What is an “Auto Date,” “Quartz Date,” or a data back?

Some vintage film cameras, from certain fifty-year-old copies to nearly modern early 2000s models, can stamp the current date and/or time in a corner of your photo. This is a film-only analogue metadata embedding solution meant to help you remember the time and date a particular image was taken.

Stamped dates on physical film frames are significantly more resilient against loss or tampering than digital metadata. The dates are part of the image, which made them historically difficult to hide.

The date on this photo (bottom-right) says March 9th, 1984. However, it was actually shot in 2024, but the date function on my Konica Recorder can not go past 1999.

However, modern digital editing tools, such as Adobe Photoshop, make erasing date stamps easy without having to crop the photo. In rare cases, this can cause issues in the image, but 99% of the time the job is as easy as selecting part of an image and choosing Edit » Fill » Content-Aware Fill.

Many manufacturers of the time did not expect their products to be still in use in 2024. This is why you may find cameras that would not let you set a calendar date past December 31, 1999 — or another arbitrary date, like 1987. But some still work today. You can check this list of a few cameras that have dates which work past 2020.

Date stamps don’t have to be accurate to be a creative device. For example, they may be set to an earlier date to give an “aged” feel to the photographs. Alternatively, if the date on your camera can not be set to the year you like, it may let you use a clock timestamp instead (which can be correct but will omit the calendar date — may be less useful).

A fancy-looking date stamp made by Pentax Espio Mini.

How to set the date/time on any vintage film camera.

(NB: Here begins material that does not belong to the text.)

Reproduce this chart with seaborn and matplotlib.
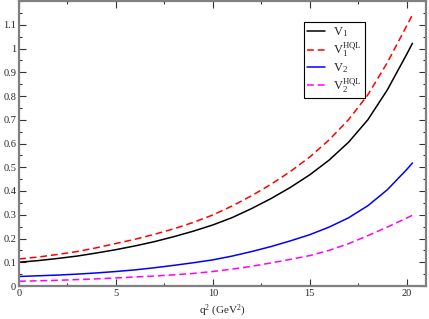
import numpy as np
import matplotlib
matplotlib.use('Agg')
import matplotlib.pyplot as plt
import pandas as pd
import seaborn as sns
from matplotlib.ticker import MultipleLocator

# Werte
q2 = [0, 1, 2, 3, 4, 5, 6, 7, 8, 9, 10, 11, 12, 13, 14, 15, 16, 17, 18, 19, 20, 20.3]
v1 = [0.100, 0.107, 0.116, 0.126, 0.139, 0.153, 0.169, 0.187, 0.208, 0.231, 0.257,
      0.288, 0.326, 0.368, 0.415, 0.468, 0.530, 0.605, 0.700, 0.825, 0.975, 1.022]
v1_hql = [0.114, 0.122, 0.133, 0.145, 0.161, 0.179, 0.197, 0.218, 0.241, 0.268, 0.299,
          0.337, 0.380, 0.428, 0.482, 0.543, 0.615, 0.700, 0.805, 0.940, 1.095, 1.142]
v2 = [0.040, 0.043, 0.046, 0.050, 0.055, 0.061, 0.068, 0.077, 0.087, 0.098, 0.110,
      0.126, 0.145, 0.166, 0.190, 0.216, 0.248, 0.287, 0.338, 0.405, 0.490, 0.518]
v2_hql = [0.020, 0.022, 0.024, 0.027, 0.030, 0.034, 0.038, 0.042, 0.047, 0.053, 0.061,
          0.071, 0.083, 0.097, 0.112, 0.128, 0.150, 0.178, 0.212, 0.248, 0.286, 0.298]

labels = [r'$\mathrm{V}_1$', r'$\mathrm{V}_1^{\mathrm{HQL}}$',
          r'$\mathrm{V}_2$', r'$\mathrm{V}_2^{\mathrm{HQL}}$']
ytick_labels = ['0', '0.1', '0.2', '0.3', '0.4', '0.5', '0.6', '0.7', '0.8', '0.9', '1', '1.1']

sns.set_style('ticks')
plt.rcParams['font.family'] = ['Liberation Serif', 'DejaVu Serif']
plt.rcParams['mathtext.fontset'] = 'custom'
plt.rcParams['mathtext.rm'] = 'Liberation Serif'
plt.rcParams['mathtext.it'] = 'Liberation Serif:italic'

fig = plt.figure(figsize=(4.29, 3.19), dpi=100)
ax = fig.add_axes([19/429, 1 - 286/319, 407/429, 285/319])

dash = (0, (4.5, 2.5))
styles = [('black', '-'), ('red', dash), ('blue', '-'), ('magenta', dash)]
for ys, lab, (c, ls) in zip([v1, v1_hql, v2, v2_hql], labels, styles):
    df = pd.DataFrame({'q2': q2, 'v': ys})
    sns.lineplot(data=df, x='q2', y='v', color=c, linestyle=ls, lw=1.1, label=lab, ax=ax)

ax.set_xlim(0, 21)
ax.set_ylim(0, 1.2)
ax.set_xticks([0, 5, 10, 15, 20])
ax.set_yticks(np.round(np.arange(0, 1.15, 0.1), 1))
ax.set_yticklabels(ytick_labels)
ax.xaxis.set_minor_locator(MultipleLocator(2.5))
ax.yaxis.set_minor_locator(MultipleLocator(0.05))
ax.tick_params(which='both', direction='in', top=True, right=True, labelsize=7.5,
               color='#333333', pad=2)
ax.tick_params(which='major', length=5, width=0.8)
ax.tick_params(which='minor', length=2.5, width=0.8)
for sp in ax.spines.values():
    sp.set_color('#808080')
    sp.set_linewidth(1.6)

ax.set_xlabel(r'q$^2$ (GeV$^2$)', fontsize=8, labelpad=4)
ax.set_ylabel('')

leg = ax.legend(loc='upper left', bbox_to_anchor=(285/407, 1 - 21/285), fontsize=9,
                frameon=True, fancybox=False, edgecolor='black', framealpha=1,
                handlelength=1.4, handletextpad=0.7, borderpad=0.25, labelspacing=0.12,
                borderaxespad=0)
leg.get_frame().set_linewidth(0.8)

fig.savefig('out.png', dpi=100)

You shouldn’t need a manual to set the clock on your vintage film camera. It may seem a little tricky at first, but most share common functionality and are quite easy to set up.

As I’ve mentioned above, some data backs won’t let you set a current calendar year — something to keep in mind. You should also know that many point-and-shoot cameras of the era used a separate battery for their data back (I cover this in further detail below).

There may be as few as two tiny buttons that let you set the date; they may be so small that you’ll need a pencil to press them — this is often on purpose to avoid accidental resets. The labels on your buttons may not be in English, but you can use Google Translate or a similar tool to figure out what they say.